# Tubs for crickets and dubias



## Beardy Boy97 (Dec 13, 2011)

Hi, I have a storage unit with 6 drawers in it. It is meant to be for like toy storage in a kids bedroom. Like this - Buy 3 x 2 Solid Pine Storage Boxes at Argos.co.uk - Your Online Shop for Children's storage and toy boxes, Children's storage and toy boxes, Children's storage and toy boxes, Children's storage and toy boxes.. I am looking to start breeding crickets and dubias and I wondered if I would be able to use the tubs in this unit. The only problem that I can see with this is that the tubs aren't completely tight to the top of the unit, so the is about a 1 inch gap between the top of the tub and the wood. I just wondered if there would be any chance of the roahces or crickets being able to get out of the tubs and escape?

Thanks for any replies:2thumb:


----------



## Paul112 (Apr 6, 2007)

If the tubs are smooth plastic, dubias shouldn't be able to get out, although you could add a line of vaseline around the top edge just in case.
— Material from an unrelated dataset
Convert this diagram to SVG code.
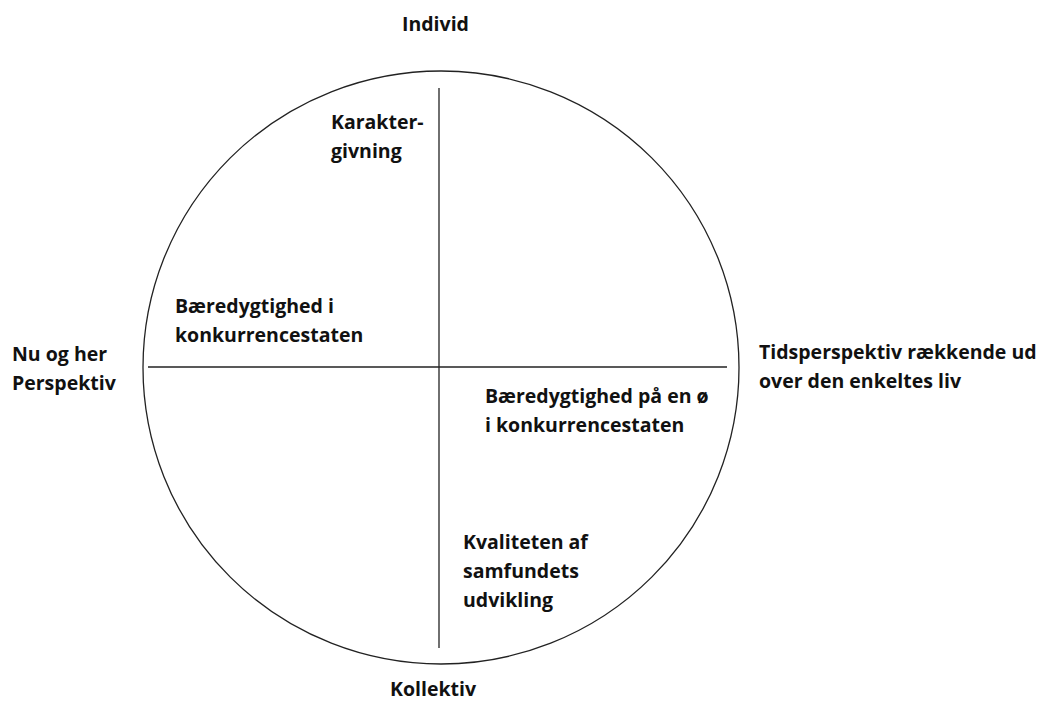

I wouldn't try crickets in an open tub that was under 2ft high, personally. If there's a gap, they'll try to get out!


Best,
Paul


----------



## Jimmy P (Mar 14, 2012)

Beardy Boy97 said:


> Hi, I have a storage unit with 6 drawers in it. It is meant to be for like toy storage in a kids bedroom. Like this - Buy 3 x 2 Solid Pine Storage Boxes at Argos.co.uk - Your Online Shop for Children's storage and toy boxes, Children's storage and toy boxes, Children's storage and toy boxes, Children's storage and toy boxes.. I am looking to start breeding crickets and dubias and I wondered if I would be able to use the tubs in this unit. The only problem that I can see with this is that the tubs aren't completely tight to the top of the unit, so the is about a 1 inch gap between the top of the tub and the wood. I just wondered if there would be any chance of the roahces or crickets being able to get out of the tubs and escape?
> 
> Thanks for any replies:2thumb:


As Paul said Dubias would be fine, either vaseline or just normally parcel tape around the top should be ok, Crickets need something more secure or else you'll have them running riot round your house :lol2:

Thanks

James


----------